- _EXERCISE DETAILS_:
Starting at the first line of the listing below, repeat each line up to and including the one containing "const ORANGE = '#ff7f0e';". Leave out pictures.

- _SOURCE DATA_:
══════════════════════════════

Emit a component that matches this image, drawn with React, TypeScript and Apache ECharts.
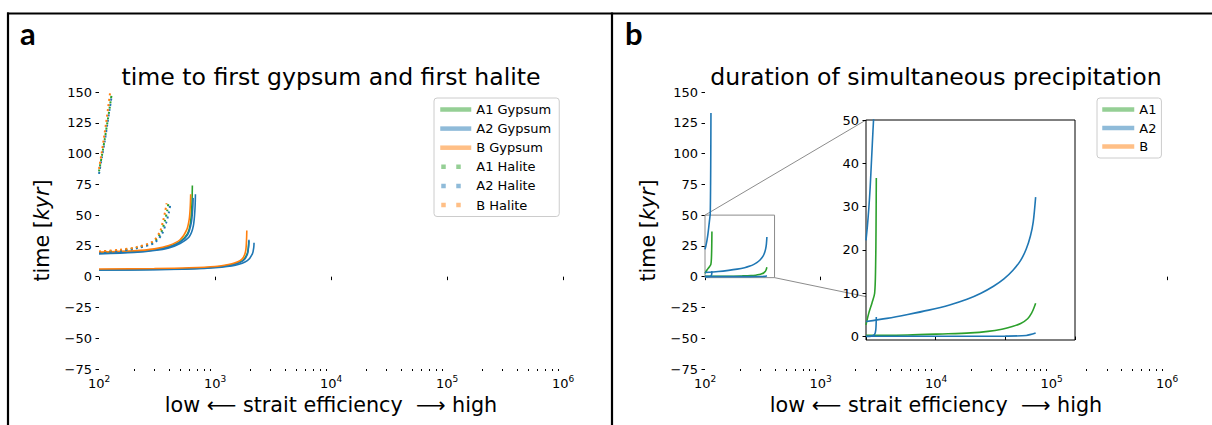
import React, { useEffect, useRef } from 'react';
import * as echarts from 'echarts';

type Pt = [number, number];

const FONT = 'DejaVu Sans';
const GREEN = '#2ca02c';
const BLUE = '#1f77b4';
const ORANGE = '#ff7f0e';

// ---- tick definitions ----
const xMin = 100;
const xMax = 1000000;
const yMin = -75;
const yMax = 150;
const yStep = 25;
const minorDecades = [100, 1000, 10000, 100000];
const minorMultipliers = [2, 3, 4, 5, 6, 7, 8, 9];
const insetXMin = 100;
const insetXMax = 400;
const insetXStep = 100;
const insetYMin = -0.8;
const insetYMax = 50;
const insetYTicks = [0, 10, 20, 30, 40, 50];

// ---- panel a: time to first gypsum (solid) ----
const gypHiA1: Pt[] = [[100, 19.3], [200, 20.3], [300, 22], [400, 24.5], [500, 28.5], [580, 35], [615, 44], [632, 58], [638, 74]];
const gypHiA2a: Pt[] = [[100, 19], [200, 20], [300, 21.6], [400, 24], [500, 28], [580, 34], [625, 44], [643, 56], [648, 64]];
const gypHiA2b: Pt[] = [[100, 18.5], [200, 19.6], [300, 21.2], [400, 23.4], [500, 27], [600, 32.5], [650, 41], [672, 55], [678, 67]];
const gypHiB: Pt[] = [[100, 20], [200, 21], [300, 22.6], [400, 25.3], [500, 30], [570, 38], [600, 47], [612, 57], [617, 67]];
const gypLoA1: Pt[] = [[100, 5.6], [300, 6], [600, 6.6], [1000, 7.8], [1400, 9.8], [1750, 13.5], [1900, 19], [1945, 25], [1955, 29]];
const gypLoA2a: Pt[] = [[100, 5.4], [300, 5.8], [600, 6.4], [1000, 7.6], [1400, 9.5], [1750, 13], [1900, 18], [1950, 25], [1962, 30]];
const gypLoA2b: Pt[] = [[100, 5.4], [300, 5.7], [600, 6.2], [1000, 7.2], [1500, 9.3], [1900, 13], [2100, 18.5], [2160, 24], [2170, 27.5]];
const gypLoB: Pt[] = [[100, 6.2], [300, 6.6], [600, 7.2], [1000, 8.3], [1400, 10.5], [1700, 14], [1830, 20], [1870, 30], [1880, 37.5]];

// ---- panel a: time to first halite (dotted) ----
const halLoA1: Pt[] = [[100, 20], [150, 21.3], [210, 23.5], [295, 28], [343, 36], [370, 45.5], [388, 54], [398, 61]];
const halLoA2: Pt[] = [[100, 19.5], [150, 20.8], [210, 23], [300, 27.5], [350, 35], [380, 44], [400, 52], [410, 57.5]];
const halLoB: Pt[] = [[100, 20.5], [150, 21.8], [210, 24], [290, 28.5], [335, 36.5], [358, 46], [372, 53], [383, 59.6]];
const halHiA1: Pt[] = [[100, 85.5], [106, 98.5], [112, 111.5], [118, 125], [124, 138], [128, 147]];
const halHiA2: Pt[] = [[100, 83.5], [106, 97], [112, 110], [118, 124], [124, 137], [129, 147.5]];
const halHiB: Pt[] = [[100, 87.5], [105, 99.5], [110, 112], [115, 124.5], [120, 137.5], [125, 150.5]];

// ---- panel b: duration of simultaneous precipitation ----
const durA2Steep: Pt[] = [[100, 22.2], [102, 25.5], [104, 29.5], [106, 34.5], [108, 41], [110, 47.5], [111, 51], [111.8, 75], [112.3, 105], [112.6, 133]];
const durA1Steep: Pt[] = [[100, 2.7], [104, 5.4], [108.5, 7.7], [112.4, 10], [113.8, 16.2], [114.4, 25], [114.8, 36.6]];
const durA2Spike: Pt[] = [[100, 0], [108, 0.1], [112, 0.4], [114, 1.5], [114.8, 4.5]];
const durA2Long: Pt[] = [[100, 3.46], [130, 4.2], [160, 5.1], [190, 6.1], [220, 7.3], [245, 8.6], [265, 10], [283, 11.6], [298, 13.3], [311, 15.3], [322, 17.6], [330, 20.2], [336, 23.2], [340, 26.4], [343.5, 32.2]];
const durA1Long: Pt[] = [[100, 0.3], [160, 0.35], [210, 0.6], [250, 0.85], [275, 1.2], [295, 1.7], [310, 2.3], [322, 3], [332, 4.1], [338, 5.5], [341, 6.6], [343.5, 7.7]];
const durA2Flat: Pt[] = [[100, 0.05], [200, 0.05], [300, 0.1], [330, 0.25], [343.5, 0.8]];
const durB: Pt[] = [];

const supDigits = (v: number) => `{b|10}{s|${Math.round(Math.log10(v))}}`;
const minusFmt = (v: number) => (v < 0 ? '\u2212' + Math.abs(v) : String(v));

const line = (name: string, data: Pt[], color: string, axis: number, dotted = false) => ({
  type: 'line',
  name,
  data,
  xAxisIndex: axis,
  yAxisIndex: axis,
  symbol: 'none',
  showSymbol: false,
  smooth: 0.3,
  clip: true,
  silent: true,
  lineStyle: dotted
    ? { color, width: 2, type: [2, 3.3] }
    : { color, width: 1.6, type: 'solid' },
  itemStyle: { color },
  emphasis: { disabled: true },
});

const mainX = (gridIndex: number) => ({
  gridIndex,
  type: 'log',
  logBase: 10,
  min: xMin,
  max: xMax,
  axisLine: { show: false },
  axisTick: { show: true, length: 3.5, lineStyle: { color: '#000', width: 1 } },
  splitLine: { show: false },
  minorTick: { show: false },
  axisLabel: {
    margin: 5,
    formatter: supDigits,
    rich: {
      b: { fontFamily: FONT, fontSize: 13, color: '#000', lineHeight: 16, verticalAlign: 'bottom' },
      s: { fontFamily: FONT, fontSize: 9, color: '#000', lineHeight: 9, verticalAlign: 'top' },
    },
  },
  name: 'low \u27F5 strait efficiency  \u27F6 high',
  nameLocation: 'middle',
  nameGap: 25,
  nameTextStyle: { fontFamily: FONT, fontSize: 20.7, color: '#000' },
});

const mainY = (gridIndex: number) => ({
  gridIndex,
  type: 'value',
  min: yMin,
  max: yMax,
  interval: yStep,
  axisLine: { show: false },
  axisTick: { show: true, length: 3.5, lineStyle: { color: '#000', width: 1 } },
  splitLine: { show: false },
  axisLabel: { margin: 7, formatter: minusFmt, fontFamily: FONT, fontSize: 13, color: '#000' },
  name: 'time [{i|kyr}]',
  nameLocation: 'middle',
  nameRotate: 90,
  nameGap: 47,
  nameTextStyle: {
    fontFamily: FONT,
    fontSize: 20.7,
    color: '#000',
    rich: { i: { fontFamily: FONT, fontSize: 20.7, fontStyle: 'italic', color: '#000' } },
  },
});

const legendBase = {
  orient: 'vertical',
  itemHeight: 14,
  itemGap: 5.5,
  borderColor: '#cccccc',
  borderWidth: 1,
  borderRadius: 3,
  backgroundColor: '#ffffff',
  selectedMode: false,
  textStyle: { fontFamily: FONT, fontSize: 13, color: '#000' },
};
const hideSym = { opacity: 0 };
const solidIcon = { width: 4.5, opacity: 0.5, type: 'solid' };
const dotIcon = { width: 4.5, opacity: 0.5, type: [4.5, 10.5], dashOffset: -1 };

const option: any = {
  animation: false,
  backgroundColor: '#ffffff',
  title: [
    { text: 'a', left: 20, top: 17, padding: 0, textStyle: { fontFamily: 'Lato', fontWeight: 'bold', fontSize: 31, color: '#000' } },
    { text: 'b', left: 625, top: 17, padding: 0, textStyle: { fontFamily: 'Lato', fontWeight: 'bold', fontSize: 31, color: '#000' } },
    {
      text: 'time to first gypsum and first halite',
      left: 331,
      textAlign: 'center',
      top: 65,
      padding: 0,
      textStyle: { fontFamily: FONT, fontSize: 23.6, fontWeight: 'normal', color: '#000' },
    },
    {
      text: 'duration of simultaneous precipitation',
      left: 936,
      textAlign: 'center',
      top: 65,
      padding: 0,
      textStyle: { fontFamily: FONT, fontSize: 23.6, fontWeight: 'normal', color: '#000' },
    },
  ],
  legend: [
    {
      ...legendBase,
      left: 434,
      top: 98,
      itemWidth: 31,
      itemGap: 6.1,
      padding: [5, 8, 5, 4],
      data: [
        { name: 'A1 Gypsum', lineStyle: solidIcon, itemStyle: hideSym },
        { name: 'A2 Gypsum', lineStyle: solidIcon, itemStyle: hideSym },
        { name: 'B Gypsum', lineStyle: solidIcon, itemStyle: hideSym },
        { name: 'A1 Halite', lineStyle: dotIcon, itemStyle: hideSym },
        { name: 'A2 Halite', lineStyle: dotIcon, itemStyle: hideSym },
        { name: 'B Halite', lineStyle: dotIcon, itemStyle: hideSym },
      ],
    },
    {
      ...legendBase,
      left: 1097,
      top: 98,
      itemWidth: 32,
      padding: [5, 5, 5, 3],
      data: [
        { name: 'A1', lineStyle: solidIcon, itemStyle: hideSym },
        { name: 'A2', lineStyle: solidIcon, itemStyle: hideSym },
        { name: 'B', lineStyle: solidIcon, itemStyle: hideSym },
      ],
    },
  ],
  grid: [
    { left: 99, top: 92, width: 464, height: 277 },
    { left: 705, top: 92, width: 462, height: 277 },
    { left: 866, top: 120, width: 209, height: 220, show: true, borderColor: '#000', borderWidth: 1, backgroundColor: '#fff', z: 5 },
  ],
  xAxis: [
    mainX(0),
    mainX(1),
    {
      gridIndex: 2,
      type: 'value',
      min: insetXMin,
      max: insetXMax,
      interval: insetXStep,
      axisLine: { show: false },
      axisTick: { show: true, length: 3.5, lineStyle: { color: '#000', width: 1 } },
      axisLabel: { show: false },
      splitLine: { show: false },
      z: 6,
    },
  ],
  yAxis: [
    mainY(0),
    mainY(1),
    {
      gridIndex: 2,
      type: 'value',
      min: insetYMin,
      max: insetYMax,
      axisLine: { show: false },
      axisTick: { show: true, length: 3.5, customValues: insetYTicks, lineStyle: { color: '#000', width: 1 } },
      axisLabel: { customValues: insetYTicks, margin: 7, fontFamily: FONT, fontSize: 13, color: '#000' },
      splitLine: { show: false },
      z: 6,
    },
  ],
  series: [
    line('A1 Gypsum', gypHiA1, GREEN, 0),
    line('A1 Gypsum', gypLoA1, GREEN, 0),
    line('A2 Gypsum', gypHiA2a, BLUE, 0),
    line('A2 Gypsum', gypHiA2b, BLUE, 0),
    line('A2 Gypsum', gypLoA2a, BLUE, 0),
    line('A2 Gypsum', gypLoA2b, BLUE, 0),
    line('B Gypsum', gypHiB, ORANGE, 0),
    line('B Gypsum', gypLoB, ORANGE, 0),
    line('A1 Halite', halLoA1, GREEN, 0, true),
    line('A1 Halite', halHiA1, GREEN, 0, true),
    line('A2 Halite', halLoA2, BLUE, 0, true),
    line('A2 Halite', halHiA2, BLUE, 0, true),
    line('B Halite', halLoB, ORANGE, 0, true),
    line('B Halite', halHiB, ORANGE, 0, true),

    line('A1', durA1Steep, GREEN, 1),
    line('A1', durA1Long, GREEN, 1),
    line('A2', durA2Steep, BLUE, 1),
    line('A2', durA2Spike, BLUE, 1),
    line('A2', durA2Long, BLUE, 1),
    line('A2', durA2Flat, BLUE, 1),
    line('B', durB, ORANGE, 1),

    { ...line('A1', durA1Steep, GREEN, 2), z: 7 },
    { ...line('A1', durA1Long, GREEN, 2), z: 7 },
    { ...line('A2', durA2Steep, BLUE, 2), z: 7 },
    { ...line('A2', durA2Spike, BLUE, 2), z: 7 },
    { ...line('A2', durA2Long, BLUE, 2), z: 7 },
    { ...line('A2', durA2Flat, BLUE, 2), z: 7 },
    { ...line('B', durB, ORANGE, 2), z: 7 },
  ],
};

export default function App() {
  const ref = useRef<HTMLDivElement>(null);
  useEffect(() => {
    const chart = echarts.init(ref.current as HTMLDivElement, null, { renderer: 'svg' });
    chart.setOption(option);

    const g: any[] = [];
    const border = { stroke: '#000', lineWidth: 2.2 };
    g.push({ type: 'line', shape: { x1: 7, y1: 13.5, x2: 1212, y2: 13.5 }, style: border, z: 20 });
    g.push({ type: 'line', shape: { x1: 8, y1: 12.4, x2: 8, y2: 425 }, style: border, z: 20 });
    g.push({ type: 'line', shape: { x1: 612, y1: 12.4, x2: 612, y2: 425 }, style: border, z: 20 });

    // minor ticks on log axes
    [0, 1].forEach((ai) => {
      minorDecades.forEach((d) => {
        minorMultipliers.forEach((m) => {
          const p = chart.convertToPixel({ xAxisIndex: ai, yAxisIndex: ai }, [d * m, yMin]) as number[];
          const x = Math.round(p[0]) + 0.5;
          const y = Math.round(p[1]);
          g.push({ type: 'line', silent: true, shape: { x1: x, y1: y, x2: x, y2: y + 2 }, style: { stroke: '#000', lineWidth: 1 } });
        });
      });
    });

    // inset indicator rectangle and connectors
    const r1 = chart.convertToPixel({ xAxisIndex: 1, yAxisIndex: 1 }, [insetXMin, insetYMax]) as number[];
    const r2 = chart.convertToPixel({ xAxisIndex: 1, yAxisIndex: 1 }, [insetXMax, insetYMin]) as number[];
    const i1 = chart.convertToPixel({ xAxisIndex: 2, yAxisIndex: 2 }, [insetXMin, insetYMax]) as number[];
    const i2 = chart.convertToPixel({ xAxisIndex: 2, yAxisIndex: 2 }, [insetXMax, insetYMin]) as number[];
    const gray = { stroke: '#8c8c8c', lineWidth: 1, fill: 'none' };
    g.push({ type: 'rect', silent: true, shape: { x: r1[0], y: r1[1], width: r2[0] - r1[0], height: r2[1] - r1[1] }, style: gray, z: 3 });
    g.push({ type: 'line', silent: true, shape: { x1: r1[0], y1: r1[1], x2: i1[0], y2: i1[1] }, style: gray, z: 3 });
    const t = (i1[0] - r2[0]) / (i2[0] - r2[0]);
    g.push({ type: 'line', silent: true, shape: { x1: r2[0], y1: r2[1], x2: i1[0], y2: r2[1] + t * (i2[1] - r2[1]) }, style: gray, z: 3 });

    chart.setOption({ graphic: g });
    return () => chart.dispose();
  }, []);
  return (
    <div
      ref={ref}
      style={{ position: 'absolute', left: 0, top: 0, width: 1212, height: 425, background: '#fff' }}
    />
  );
}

══════════════════════════════

- _EXERCISE RESPONSE_:
Emit a component that matches this image, drawn with React, TypeScript and Apache ECharts.
import React, { useEffect, useRef } from 'react';
import * as echarts from 'echarts';

type Pt = [number, number];

const FONT = 'DejaVu Sans';
const GREEN = '#2ca02c';
const BLUE = '#1f77b4';
const ORANGE = '#ff7f0e';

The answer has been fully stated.